* **Material**:
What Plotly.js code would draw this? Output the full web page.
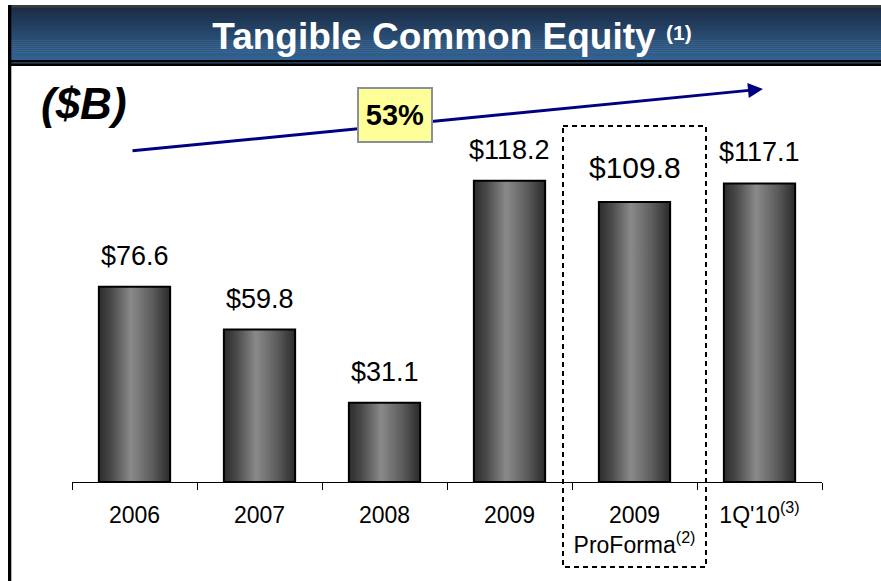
<!DOCTYPE html>
<html>
<head>
<meta charset="utf-8">
<script src="https://cdn.plot.ly/plotly-3.0.1.min.js"></script>
<style>
  html, body { margin: 0; padding: 0; background: #ffffff; }
  #chart { width: 881px; height: 581px; }
</style>
</head>
<body>
<div id="chart"></div>
<script>
// ---- data ----
const categories = ['2006', '2007', '2008', '2009', '2009 ProForma', "1Q'10"];
const values = [76.6, 59.8, 31.1, 118.2, 109.8, 117.1];
const tickLabels = ['2006', '2007', '2008', '2009', '2009<br>ProForma<sup>(2)</sup>', "1Q'10<sup>(3)</sup>"];
const valueLabels = ['$76.6', '$59.8', '$31.1', '$118.2', '$109.8', '$117.1'];
const growthLabel = '53%';
const titleText = 'Tangible Common Equity';
const titleNote = '(1)';
const unitLabel = '($B)';

// ---- layout geometry (pixels) ----
const W = 881, H = 581;
const L = 72, R = 59, T = 70, B = 99;
const PW = W - L - R, PH = H - T - B;
const px = x => (x - L) / PW;
const py = y => (H - B - y) / PH;
const FONT = 'Liberation Sans, Arial, Helvetica, sans-serif';

const shapes = [];
// title bar gradient strips
const top0 = 7, top1 = 60;
const c0 = [27, 45, 70], c1 = [50, 98, 146];
const n = 27;
for (let i = 0; i < n; i++) {
  const t = i / (n - 1);
  const c = c0.map((v, k) => Math.round(v + (c1[k] - v) * t));
  const y0 = top0 + (top1 - top0) * i / n;
  const y1 = top0 + (top1 - top0) * (i + 1) / n + 0.5;
  shapes.push({type: 'rect', xref: 'paper', yref: 'paper', x0: px(8), x1: px(W + 5),
    y0: py(y0), y1: py(y1), fillcolor: `rgb(${c.join(',')})`, line: {width: 0}, layer: 'below'});
}
// top border
shapes.push({type: 'rect', xref: 'paper', yref: 'paper', x0: px(8), x1: px(W + 5), y0: py(5), y1: py(7.5),
  fillcolor: '#3c3c3c', line: {width: 0}, layer: 'below'});
// double line under title bar
shapes.push({type: 'rect', xref: 'paper', yref: 'paper', x0: px(8), x1: px(W + 5), y0: py(60), y1: py(66),
  fillcolor: '#000000', line: {width: 0}, layer: 'below'});
shapes.push({type: 'rect', xref: 'paper', yref: 'paper', x0: px(8), x1: px(W + 5), y0: py(62.3), y1: py(63.5),
  fillcolor: '#34506e', line: {width: 0}, layer: 'below'});
// left border
shapes.push({type: 'rect', xref: 'paper', yref: 'paper', x0: px(8), x1: px(11.3), y0: py(5), y1: py(H + 5),
  fillcolor: '#000000', line: {width: 0}, layer: 'below'});
// dashed pro-forma box
shapes.push({type: 'rect', xref: 'paper', yref: 'paper', x0: px(563), x1: px(706), y0: py(126), y1: py(567),
  fillcolor: 'rgba(0,0,0,0)', line: {color: '#000000', width: 2, dash: '5px,4px'}, layer: 'above'});

const annotations = [];
// value labels (x given as category index so numeric-looking names are not misread)
categories.forEach((c, i) => {
  const big = c === '2009 ProForma';
  annotations.push({x: i, y: values[i], xref: 'x', yref: 'y', text: valueLabels[i], showarrow: false,
    yanchor: 'middle', yshift: big ? 35 : 31, font: {family: FONT, size: big ? 30 : 27, color: '#000000'}});
});
// unit label
annotations.push({xref: 'paper', yref: 'paper', x: px(84), y: py(104), text: '<b><i>' + unitLabel + '</i></b>',
  showarrow: false, xanchor: 'center', yanchor: 'middle', font: {family: FONT, size: 44, color: '#000000'}});
// growth arrow
annotations.push({xref: 'paper', yref: 'paper', x: px(763), y: py(89), text: '', showarrow: true,
  ax: 131 - 763, ay: 151 - 89, arrowcolor: '#000080', arrowwidth: 3, arrowhead: 2, arrowsize: 1});
// growth box
annotations.push({xref: 'paper', yref: 'paper', x: px(395), y: py(115), text: '<b>' + growthLabel + '</b>',
  showarrow: false, xanchor: 'center', yanchor: 'middle', bgcolor: '#ffff99', bordercolor: '#8a8f99',
  borderwidth: 2, borderpad: 0, width: 72, height: 52, font: {family: FONT, size: 29, color: '#000000'}});
// title note
annotations.push({xref: 'paper', yref: 'paper', x: px(679), y: py(32), text: '<b>' + titleNote + '</b>',
  showarrow: false, xanchor: 'center', yanchor: 'middle', font: {family: FONT, size: 21, color: '#ffffff'}});

const trace = {
  type: 'bar', x: categories, y: values,
  marker: {color: '#5a5a5a', line: {color: '#000000', width: 2}},
  hoverinfo: 'none'
};

const layout = {
  width: W, height: H,
  margin: {l: L, r: R, t: T, b: B, pad: 0},
  paper_bgcolor: '#ffffff', plot_bgcolor: '#ffffff',
  showlegend: false,
  bargap: 0.43,
  title: {text: '<b>' + titleText + '</b>', x: 434 / W, xref: 'container', xanchor: 'center',
    y: 1 - 36 / H, yref: 'container', yanchor: 'middle',
    font: {family: FONT, size: 37, color: '#ffffff'}},
  xaxis: {
    type: 'category', categoryorder: 'array', categoryarray: categories,
    tickmode: 'array', tickvals: categories, ticktext: tickLabels,
    range: [-0.5, categories.length - 0.5],
    tickangle: 0, automargin: false,
    showline: true, linecolor: '#000000', linewidth: 1,
    ticks: 'outside', tickson: 'boundaries', ticklen: 7, tickcolor: '#000000', tickwidth: 1,
    ticklabelstandoff: 12,
    showgrid: false, zeroline: false,
    tickfont: {family: FONT, size: 23, color: '#000000'}
  },
  yaxis: {range: [0, 161.6], visible: false, showgrid: false, zeroline: false, fixedrange: true},
  shapes: shapes,
  annotations: annotations
};

const gd = document.getElementById('chart');
Plotly.newPlot(gd, [trace], layout, {displayModeBar: false, staticPlot: true}).then(() => {
  const svg = gd.querySelector('svg.main-svg');
  const NS = 'http://www.w3.org/2000/svg';
  let defs = svg.querySelector('defs');
  if (!defs) { defs = document.createElementNS(NS, 'defs'); svg.insertBefore(defs, svg.firstChild); }
  const g = document.createElementNS(NS, 'linearGradient');
  g.setAttribute('id', 'barGrad');
  g.setAttribute('x1', '0'); g.setAttribute('x2', '1'); g.setAttribute('y1', '0'); g.setAttribute('y2', '0');
  [[0, '#2c2c2c'], [0.18, '#4a4a4a'], [0.45, '#8a8a8a'], [0.75, '#5c5c5c'], [1, '#2a2a2a']].forEach(([o, c]) => {
    const s = document.createElementNS(NS, 'stop');
    s.setAttribute('offset', o); s.setAttribute('stop-color', c);
    g.appendChild(s);
  });
  defs.appendChild(g);
  gd.querySelectorAll('.barlayer .point path').forEach(p => { p.style.fill = 'url(#barGrad)'; });
});
</script>
</body>
</html>
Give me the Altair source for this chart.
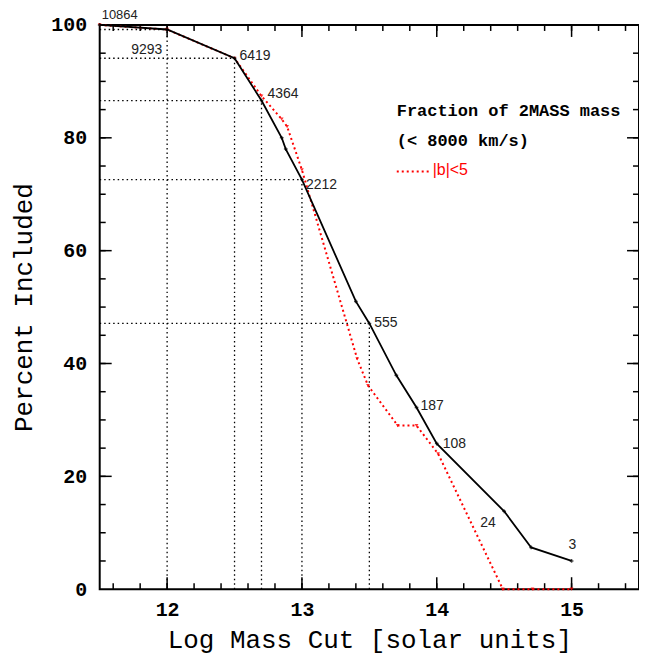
import altair as alt
import pandas as pd
import numpy as np

# ---- data ----
black_x = [11.5, 12.0, 12.5, 12.7, 12.85, 12.88, 13.0, 13.4, 13.5, 13.7, 13.85, 14.0, 14.5, 14.7, 15.0]
black_y = [100.0, 99.2, 94.1, 86.6, 80.0, 78.0, 72.6, 51.0, 47.1, 37.9, 32.2, 25.8, 13.8, 7.4, 5.0]

red_x = [11.5, 12.0, 12.5, 12.7, 12.85, 12.89, 13.0, 13.41, 13.49, 13.71, 13.85, 14.01, 14.49, 14.71, 15.0]
red_y = [100.0, 99.2, 94.1, 87.4, 83.3, 82.0, 74.3, 40.8, 36.1, 29.0, 29.0, 24.0, 0.0, 0.0, 0.0]

# numbers written beside points (anchor = point on black curve)
label_text = ["10864", "9293", "6419", "4364", "2212", "555", "187", "108", "24", "3"]
label_x = [11.5, 12.0, 12.5, 12.7, 13.0, 13.5, 13.85, 14.0, 14.5, 15.0]
label_y = [100.0, 99.2, 94.1, 86.6, 72.6, 47.1, 32.2, 25.8, 13.8, 5.0]
label_dx = [2, -36, 5, 6, 4, 5, 4, 6, -24, -3]
label_dy = [-10, 21, -2, -7, 5, 0, -2, 0, 12, -16]
label_size = [13, 14, 14, 14, 14, 14, 14, 14, 14, 14]

# dotted guide lines to selected points
guide_x = [12.0, 12.5, 12.7, 13.0, 13.5]
guide_y = [99.2, 94.1, 86.6, 72.6, 47.1]

# axis ticks
x_major = [12, 13, 14, 15]
y_major = [0, 20, 40, 60, 80, 100]
x_minor = [round(v, 1) for v in np.arange(11.6, 15.45, 0.2)]
y_minor = list(range(5, 100, 5))

XMIN, XMAX = 11.5, 15.5
W, H = 541, 566

black = pd.DataFrame({"x": black_x, "y": black_y})
red = pd.DataFrame({"x": red_x, "y": red_y})
labels = pd.DataFrame({"x": label_x, "y": label_y, "t": label_text})
guides = pd.DataFrame({"x": guide_x, "y": guide_y, "x0": [XMIN] * len(guide_x), "y0": [0] * len(guide_x)})

xs = alt.Scale(domain=[XMIN, XMAX], nice=False, zero=False)
ys = alt.Scale(domain=[0, 100], nice=False, zero=False)

MONO = "Liberation Mono"

xaxis = alt.Axis(values=x_major, title="Log Mass Cut [solar units]", ticks=False, tickSize=0,
                 domain=False, grid=False, labelFont=MONO, labelFontSize=20, labelFontWeight="bold",
                 labelColor="black", labelPadding=10, titleFont=MONO, titleFontSize=26,
                 titleFontWeight="normal", titleColor="black", titlePadding=8, format="d")
yaxis = alt.Axis(values=y_major, title="Percent Included", ticks=False, tickSize=0,
                 domain=False, grid=False, labelFont=MONO, labelFontSize=20, labelFontWeight="bold",
                 labelColor="black", labelPadding=13, titleFont=MONO, titleFontSize=26,
                 titleFontWeight="normal", titleColor="black", titlePadding=14, format="d")

# guide lines
vguides = alt.Chart(guides).mark_rule(color="black", strokeDash=[1.5, 3], strokeWidth=1.3).encode(
    x=alt.X("x:Q", scale=xs, axis=xaxis), y=alt.Y("y0:Q", scale=ys, axis=yaxis), y2="y:Q")
hguides = alt.Chart(guides).mark_rule(color="black", strokeDash=[1.5, 3], strokeWidth=1.3).encode(
    y=alt.Y("y:Q", scale=ys), x=alt.X("x0:Q", scale=xs), x2="x:Q")

red_line = alt.Chart(red).mark_line(color="#ff0000", strokeDash=[2, 3], strokeWidth=2).encode(
    x=alt.X("x:Q", scale=xs), y=alt.Y("y:Q", scale=ys))
red_pts = alt.Chart(red).mark_point(shape="triangle-down", color="#ff0000", filled=True, size=14, opacity=0.8).encode(
    x=alt.X("x:Q", scale=xs), y=alt.Y("y:Q", scale=ys))

black_line = alt.Chart(black).mark_line(color="black", strokeWidth=1.8).encode(
    x=alt.X("x:Q", scale=xs), y=alt.Y("y:Q", scale=ys))
black_pts = alt.Chart(black).mark_point(shape="cross", color="black", filled=True, size=14).encode(
    x=alt.X("x:Q", scale=xs), y=alt.Y("y:Q", scale=ys))

text_layers = []
for i in range(len(label_text)):
    text_layers.append(
        alt.Chart(labels.iloc[[i]]).mark_text(align="left", baseline="middle", font="Liberation Sans",
                                              fontSize=label_size[i], color="#222",
                                              dx=label_dx[i], dy=label_dy[i]).encode(
            x=alt.X("x:Q", scale=xs), y=alt.Y("y:Q", scale=ys), text="t:N"))

# inward ticks on all four sides
def tick_layers(vals, length, axis):
    df = pd.DataFrame({"v": vals})
    if axis == "x":
        bottom = alt.Chart(df).mark_rule(color="black", strokeWidth=1.5).encode(
            x=alt.X("v:Q", scale=xs), y=alt.value(H), y2=alt.value(H - length))
        top = alt.Chart(df).mark_rule(color="black", strokeWidth=1.5).encode(
            x=alt.X("v:Q", scale=xs), y=alt.value(0), y2=alt.value(length))
        return [bottom, top]
    left = alt.Chart(df).mark_rule(color="black", strokeWidth=1.5).encode(
        y=alt.Y("v:Q", scale=ys), x=alt.value(0), x2=alt.value(length))
    right = alt.Chart(df).mark_rule(color="black", strokeWidth=1.5).encode(
        y=alt.Y("v:Q", scale=ys), x=alt.value(W), x2=alt.value(W - length))
    return [left, right]

ticks = (tick_layers(x_major, 12, "x") + tick_layers(x_minor, 6, "x")
         + tick_layers(y_major[1:-1], 12, "y") + tick_layers(y_minor, 6, "y"))

# plot frame
frame = alt.Chart(pd.DataFrame({"a": [0]})).mark_rect(fill=None, stroke="black", strokeWidth=2).encode(
    x=alt.value(0), x2=alt.value(W), y=alt.value(0), y2=alt.value(H))

leg1 = alt.Chart(pd.DataFrame({"t": ["Fraction of 2MASS mass"]})).mark_text(
    align="left", baseline="middle", font=MONO, fontSize=17, fontWeight="bold", color="black").encode(
    x=alt.value(298), y=alt.value(86), text="t:N")
leg2 = alt.Chart(pd.DataFrame({"t": ["(< 8000 km/s)"]})).mark_text(
    align="left", baseline="middle", font=MONO, fontSize=17, fontWeight="bold", color="black").encode(
    x=alt.value(298), y=alt.value(116), text="t:N")
leg3 = alt.Chart(pd.DataFrame({"t": ["|b|<5"]})).mark_text(
    align="left", baseline="middle", font="Liberation Sans", fontSize=16, color="#ff0000").encode(
    x=alt.value(334), y=alt.value(146), text="t:N")
leg_line = alt.Chart(pd.DataFrame({"a": [0]})).mark_rule(color="#ff0000", strokeDash=[2, 3], strokeWidth=2).encode(
    x=alt.value(298), x2=alt.value(330), y=alt.value(147))

chart = alt.layer(
    vguides, hguides, *ticks, frame, red_line, red_pts, black_line, black_pts, *text_layers,
    leg1, leg2, leg3, leg_line
).properties(
    width=W, height=H,
    autosize=alt.AutoSizeParams(type="none"),
    padding={"left": 92, "top": 16, "right": 0, "bottom": 66},
).configure(
    background="white"
).configure_view(
    stroke=None
)

chart.save("out.html", embed_options={"renderer": "svg", "actions": False})
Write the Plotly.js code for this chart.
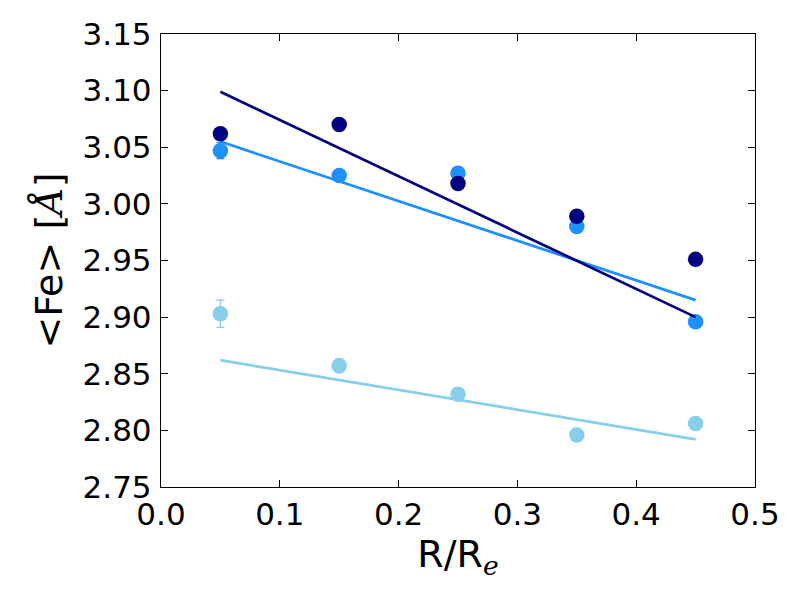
<!DOCTYPE html>
<html>
<head>
<meta charset="utf-8">
<script src="https://cdn.plot.ly/plotly-3.0.1.min.js"></script>
<style>
  body { margin: 0; background: #fff; }
  #plot { width: 800px; height: 600px; }
</style>
</head>
<body>
<div id="plot"></div>
<script>
// radial bins
const radius = [0.05, 0.15, 0.25, 0.35, 0.45];

// <Fe> per bin, three samples
const feNavy = [3.062, 3.070, 3.018, 2.989, 2.951];
const feDodger = [3.047, 3.025, 3.027, 2.980, 2.896];
const feSky = [2.903, 2.857, 2.832, 2.796, 2.806];

const errNavy = [0.003, 0.003, 0.003, 0.003, 0.003];
const errDodger = [0.007, 0.003, 0.003, 0.003, 0.004];
const errSky = [0.012, 0.006, 0.004, 0.003, 0.003];

// fitted lines (endpoints)
const fitX = [0.05, 0.45];
const fitNavy = [3.099, 2.900];
const fitDodger = [3.055, 2.915];
const fitSky = [2.862, 2.792];

const yTicks = [2.75, 2.80, 2.85, 2.90, 2.95, 3.00, 3.05, 3.10, 3.15];
const xTicks = [0.0, 0.1, 0.2, 0.3, 0.4, 0.5];

function pointsTrace(y, err, color) {
    return {
        x: radius, y: y, type: 'scatter', mode: 'markers',
        marker: { color: color, size: 15.5 },
        error_y: { type: 'data', array: err, visible: true, color: color, thickness: 1.3, width: 4 },
        hoverinfo: 'skip'
    };
}

function fitTrace(y, color) {
    return {
        x: fitX, y: y, type: 'scatter', mode: 'lines',
        line: { color: color, width: 2.7 },
        hoverinfo: 'skip'
    };
}

const data = [
    pointsTrace(feSky, errSky, '#87CEEB'),
    fitTrace(fitSky, '#87CEEB'),
    pointsTrace(feDodger, errDodger, '#1E90FF'),
    fitTrace(fitDodger, '#1E90FF'),
    pointsTrace(feNavy, errNavy, '#000080'),
    fitTrace(fitNavy, '#000080')
];

const axisCommon = {
    showgrid: false, zeroline: false, showline: true, mirror: 'ticks',
    linecolor: '#000', linewidth: 1.2,
    ticks: 'inside', ticklen: 7, tickcolor: '#000', tickwidth: 1,
    tickfont: { family: 'DejaVu Sans', size: 31, color: '#000' }
};

const layout = {
    width: 800, height: 600,
    margin: { l: 161, r: 45, t: 34, b: 113 },
    paper_bgcolor: '#fff', plot_bgcolor: '#fff',
    showlegend: false,
    xaxis: Object.assign({}, axisCommon, {
        range: [0, 0.5], tickvals: xTicks, tickformat: '.1f', ticklabelstandoff: 0,
        title: { text: 'R/R<sub><i style="font-family:DejaVu Serif">e</i></sub>',
                 font: { family: 'DejaVu Sans', size: 38, color: '#000' }, standoff: 4 }
    }),
    yaxis: Object.assign({}, axisCommon, {
        range: [2.75, 3.15], tickvals: yTicks, tickformat: '.2f', ticklabelstandoff: 2,
        title: { text: '&lt;Fe&gt; [<i style="font-family:DejaVu Serif">Å</i>]',
                 font: { family: 'DejaVu Sans', size: 38, color: '#000' }, standoff: 8 }
    })
};

Plotly.newPlot('plot', data, layout, { displayModeBar: false, staticPlot: true });
</script>
</body>
</html>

* **Exercise brief**:
Transcribe exactly, with no pictures, the lines running from the first line of the material through the line holding "const FONT = 'Liberation".

* **Solved problem**:
What Plotly.js code would draw this? Output the full web page.
<!DOCTYPE html>
<html>
<head>
<meta charset="utf-8">
<script src="https://cdn.plot.ly/plotly-3.0.1.min.js"></script>
<style>
  html, body { margin: 0; padding: 0; background: #ffffff; }
  #chart { width: 881px; height: 581px; }
</style>
</head>
<body>
<div id="chart"></div>
<script>
// ---- data ----
const categories = ['2006', '2007', '2008', '2009', '2009 ProForma', "1Q'10"];
const values = [76.6, 59.8, 31.1, 118.2, 109.8, 117.1];
const tickLabels = ['2006', '2007', '2008', '2009', '2009<br>ProForma<sup>(2)</sup>', "1Q'10<sup>(3)</sup>"];
const valueLabels = ['$76.6', '$59.8', '$31.1', '$118.2', '$109.8', '$117.1'];
const growthLabel = '53%';
const titleText = 'Tangible Common Equity';
const titleNote = '(1)';
const unitLabel = '($B)';

// ---- layout geometry (pixels) ----
const W = 881, H = 581;
const L = 72, R = 59, T = 70, B = 99;
const PW = W - L - R, PH = H - T - B;
const px = x => (x - L) / PW;
const py = y => (H - B - y) / PH;
const FONT = 'Liberation Sans, Arial, Helvetica, sans-serif';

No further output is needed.